### Source records:
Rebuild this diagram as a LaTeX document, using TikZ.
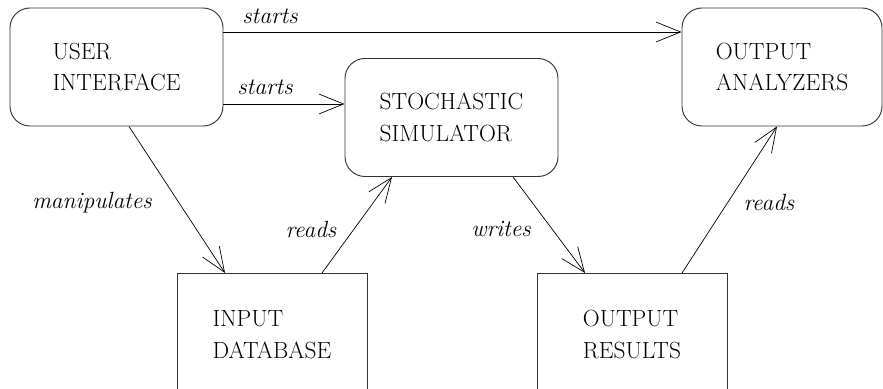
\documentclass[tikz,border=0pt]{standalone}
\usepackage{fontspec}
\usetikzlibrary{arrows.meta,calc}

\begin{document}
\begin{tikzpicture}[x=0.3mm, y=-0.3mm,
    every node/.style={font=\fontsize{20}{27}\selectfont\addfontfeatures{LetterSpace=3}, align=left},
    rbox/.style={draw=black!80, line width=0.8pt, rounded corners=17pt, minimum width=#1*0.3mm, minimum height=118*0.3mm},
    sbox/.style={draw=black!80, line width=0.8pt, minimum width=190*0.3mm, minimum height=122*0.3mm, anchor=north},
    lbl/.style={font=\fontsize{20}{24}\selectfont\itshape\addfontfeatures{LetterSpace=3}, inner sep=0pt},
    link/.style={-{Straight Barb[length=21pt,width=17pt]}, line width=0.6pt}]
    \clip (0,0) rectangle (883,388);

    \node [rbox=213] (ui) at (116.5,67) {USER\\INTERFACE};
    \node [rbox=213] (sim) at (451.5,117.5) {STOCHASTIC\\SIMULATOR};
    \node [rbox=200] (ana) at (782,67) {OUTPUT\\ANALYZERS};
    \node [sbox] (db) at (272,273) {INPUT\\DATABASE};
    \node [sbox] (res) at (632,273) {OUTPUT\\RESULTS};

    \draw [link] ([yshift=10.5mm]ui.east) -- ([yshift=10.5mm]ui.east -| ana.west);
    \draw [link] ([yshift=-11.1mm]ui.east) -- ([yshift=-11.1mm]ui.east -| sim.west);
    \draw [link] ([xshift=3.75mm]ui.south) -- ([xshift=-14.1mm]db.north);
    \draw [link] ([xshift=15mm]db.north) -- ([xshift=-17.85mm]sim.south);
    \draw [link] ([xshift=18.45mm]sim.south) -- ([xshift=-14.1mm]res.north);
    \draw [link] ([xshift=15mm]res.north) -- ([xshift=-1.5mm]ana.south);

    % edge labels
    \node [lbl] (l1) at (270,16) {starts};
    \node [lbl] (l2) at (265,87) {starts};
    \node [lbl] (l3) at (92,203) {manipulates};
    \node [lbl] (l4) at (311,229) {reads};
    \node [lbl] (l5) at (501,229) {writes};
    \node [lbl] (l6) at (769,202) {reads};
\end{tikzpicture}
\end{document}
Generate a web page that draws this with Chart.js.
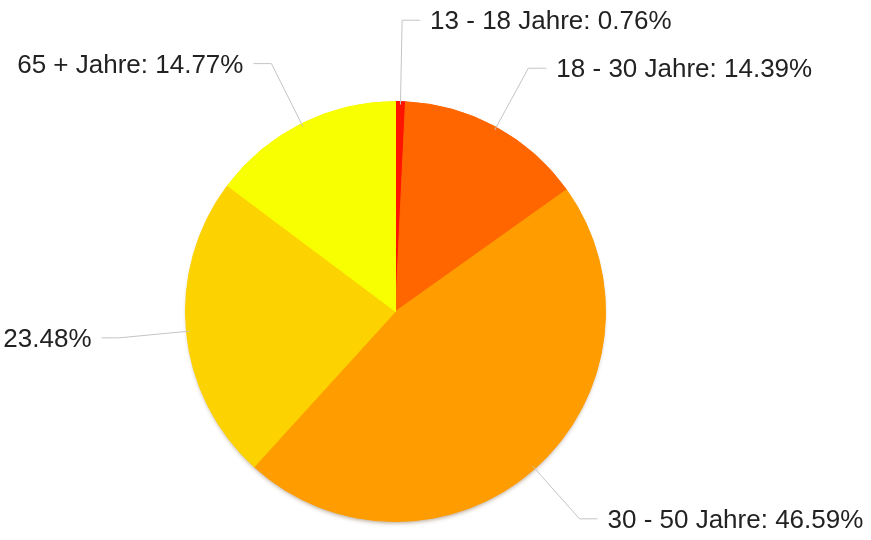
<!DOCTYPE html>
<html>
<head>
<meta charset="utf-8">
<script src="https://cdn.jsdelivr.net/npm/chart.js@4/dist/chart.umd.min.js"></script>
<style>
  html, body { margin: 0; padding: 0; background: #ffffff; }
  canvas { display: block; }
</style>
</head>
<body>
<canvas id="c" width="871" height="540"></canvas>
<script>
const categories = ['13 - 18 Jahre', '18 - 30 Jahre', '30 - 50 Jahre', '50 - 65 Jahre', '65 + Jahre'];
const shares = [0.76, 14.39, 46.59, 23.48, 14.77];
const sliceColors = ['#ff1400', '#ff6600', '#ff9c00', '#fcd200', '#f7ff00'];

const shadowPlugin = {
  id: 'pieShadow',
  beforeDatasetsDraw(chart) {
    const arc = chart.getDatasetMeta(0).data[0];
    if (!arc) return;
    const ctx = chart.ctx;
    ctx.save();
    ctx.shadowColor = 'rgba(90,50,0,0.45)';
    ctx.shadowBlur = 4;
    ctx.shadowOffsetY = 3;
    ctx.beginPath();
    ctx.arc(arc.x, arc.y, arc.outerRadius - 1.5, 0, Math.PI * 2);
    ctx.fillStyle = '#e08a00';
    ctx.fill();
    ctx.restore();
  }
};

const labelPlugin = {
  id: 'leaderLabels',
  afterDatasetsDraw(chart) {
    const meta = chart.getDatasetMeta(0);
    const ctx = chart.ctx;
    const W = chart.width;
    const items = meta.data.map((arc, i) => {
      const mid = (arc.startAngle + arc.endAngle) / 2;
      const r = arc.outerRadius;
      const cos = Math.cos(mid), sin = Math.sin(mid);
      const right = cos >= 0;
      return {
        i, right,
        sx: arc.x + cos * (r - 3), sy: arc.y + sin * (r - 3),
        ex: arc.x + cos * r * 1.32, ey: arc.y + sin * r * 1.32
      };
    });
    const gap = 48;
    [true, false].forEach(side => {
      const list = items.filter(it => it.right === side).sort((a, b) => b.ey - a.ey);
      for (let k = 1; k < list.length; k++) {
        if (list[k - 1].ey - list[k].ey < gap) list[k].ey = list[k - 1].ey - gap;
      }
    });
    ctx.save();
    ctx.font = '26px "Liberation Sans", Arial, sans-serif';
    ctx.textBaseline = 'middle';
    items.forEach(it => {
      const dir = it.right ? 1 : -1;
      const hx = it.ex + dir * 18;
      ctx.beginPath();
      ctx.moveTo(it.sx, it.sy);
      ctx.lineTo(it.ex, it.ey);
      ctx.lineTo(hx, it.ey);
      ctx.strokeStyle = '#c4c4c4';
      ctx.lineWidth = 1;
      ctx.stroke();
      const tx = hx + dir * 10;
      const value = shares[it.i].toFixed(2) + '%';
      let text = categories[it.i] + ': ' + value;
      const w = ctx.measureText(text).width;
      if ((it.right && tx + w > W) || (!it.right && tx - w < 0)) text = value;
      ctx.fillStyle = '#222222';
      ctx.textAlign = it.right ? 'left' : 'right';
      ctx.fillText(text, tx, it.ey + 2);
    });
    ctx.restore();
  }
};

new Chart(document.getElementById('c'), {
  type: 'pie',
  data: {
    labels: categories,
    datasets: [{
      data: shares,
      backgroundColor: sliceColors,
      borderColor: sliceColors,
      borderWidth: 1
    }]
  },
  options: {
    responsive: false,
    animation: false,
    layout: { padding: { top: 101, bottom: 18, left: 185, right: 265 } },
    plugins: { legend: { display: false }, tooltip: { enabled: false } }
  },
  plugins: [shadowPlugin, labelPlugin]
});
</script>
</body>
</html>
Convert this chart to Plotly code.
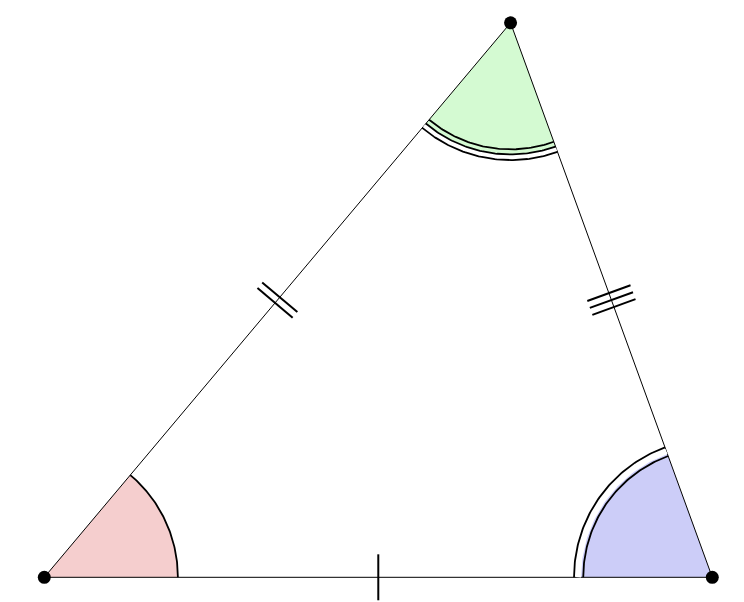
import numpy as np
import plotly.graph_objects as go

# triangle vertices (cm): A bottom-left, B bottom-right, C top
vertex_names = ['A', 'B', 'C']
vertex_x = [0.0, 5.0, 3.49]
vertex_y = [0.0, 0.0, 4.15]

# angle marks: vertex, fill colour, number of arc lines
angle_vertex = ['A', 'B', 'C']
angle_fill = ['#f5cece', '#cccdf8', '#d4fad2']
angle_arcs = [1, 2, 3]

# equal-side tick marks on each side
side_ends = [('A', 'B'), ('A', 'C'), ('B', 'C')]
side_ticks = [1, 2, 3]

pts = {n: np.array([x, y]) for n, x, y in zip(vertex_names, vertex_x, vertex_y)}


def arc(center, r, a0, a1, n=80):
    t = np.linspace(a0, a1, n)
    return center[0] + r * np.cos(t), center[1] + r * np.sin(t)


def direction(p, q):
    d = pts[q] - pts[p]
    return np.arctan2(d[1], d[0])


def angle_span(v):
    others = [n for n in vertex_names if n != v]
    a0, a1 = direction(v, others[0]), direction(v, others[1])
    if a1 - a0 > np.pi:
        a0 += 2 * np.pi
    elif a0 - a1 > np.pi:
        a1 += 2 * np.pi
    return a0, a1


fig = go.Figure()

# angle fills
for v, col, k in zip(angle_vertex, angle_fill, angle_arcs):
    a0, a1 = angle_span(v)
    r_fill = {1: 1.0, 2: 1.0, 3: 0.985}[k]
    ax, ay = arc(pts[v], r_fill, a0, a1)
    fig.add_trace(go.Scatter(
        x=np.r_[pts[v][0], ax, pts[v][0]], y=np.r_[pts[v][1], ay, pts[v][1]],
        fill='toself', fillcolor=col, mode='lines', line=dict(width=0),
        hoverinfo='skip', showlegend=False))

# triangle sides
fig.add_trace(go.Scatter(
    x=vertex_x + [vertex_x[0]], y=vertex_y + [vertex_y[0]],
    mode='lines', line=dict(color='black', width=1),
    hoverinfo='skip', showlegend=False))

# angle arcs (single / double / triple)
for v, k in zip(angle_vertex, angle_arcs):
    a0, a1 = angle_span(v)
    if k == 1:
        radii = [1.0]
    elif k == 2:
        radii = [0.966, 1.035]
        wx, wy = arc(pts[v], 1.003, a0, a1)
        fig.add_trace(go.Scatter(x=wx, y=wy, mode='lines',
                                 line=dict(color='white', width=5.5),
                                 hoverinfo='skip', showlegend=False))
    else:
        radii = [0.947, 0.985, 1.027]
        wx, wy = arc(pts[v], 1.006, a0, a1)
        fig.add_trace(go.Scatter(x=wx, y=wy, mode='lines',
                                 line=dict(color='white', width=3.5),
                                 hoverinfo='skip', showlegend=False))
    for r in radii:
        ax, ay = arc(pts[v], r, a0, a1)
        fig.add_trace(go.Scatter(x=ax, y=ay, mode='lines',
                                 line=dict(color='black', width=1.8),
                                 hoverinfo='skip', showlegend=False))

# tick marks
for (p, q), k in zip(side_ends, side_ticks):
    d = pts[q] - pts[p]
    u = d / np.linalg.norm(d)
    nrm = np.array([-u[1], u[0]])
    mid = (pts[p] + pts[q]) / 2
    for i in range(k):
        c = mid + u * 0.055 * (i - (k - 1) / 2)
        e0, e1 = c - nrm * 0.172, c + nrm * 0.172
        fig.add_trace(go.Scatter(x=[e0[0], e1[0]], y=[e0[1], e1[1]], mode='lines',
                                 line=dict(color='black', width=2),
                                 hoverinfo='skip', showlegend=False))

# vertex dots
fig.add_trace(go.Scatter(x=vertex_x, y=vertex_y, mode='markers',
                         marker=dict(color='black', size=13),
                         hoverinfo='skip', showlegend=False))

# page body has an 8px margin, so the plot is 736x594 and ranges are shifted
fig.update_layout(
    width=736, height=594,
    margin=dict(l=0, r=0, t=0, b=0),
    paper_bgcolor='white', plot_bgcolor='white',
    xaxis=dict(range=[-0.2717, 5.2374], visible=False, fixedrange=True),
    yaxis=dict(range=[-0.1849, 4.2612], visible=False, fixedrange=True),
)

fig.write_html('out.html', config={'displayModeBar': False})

### Your goal:
Where does the word "this" appear in the listing? List each line that holds it.

### Final result:
Rebuild this diagram as a LaTeX document, using TikZ.
Generate a web page that draws this with Chart.js.
Convert this chart to Plotly code.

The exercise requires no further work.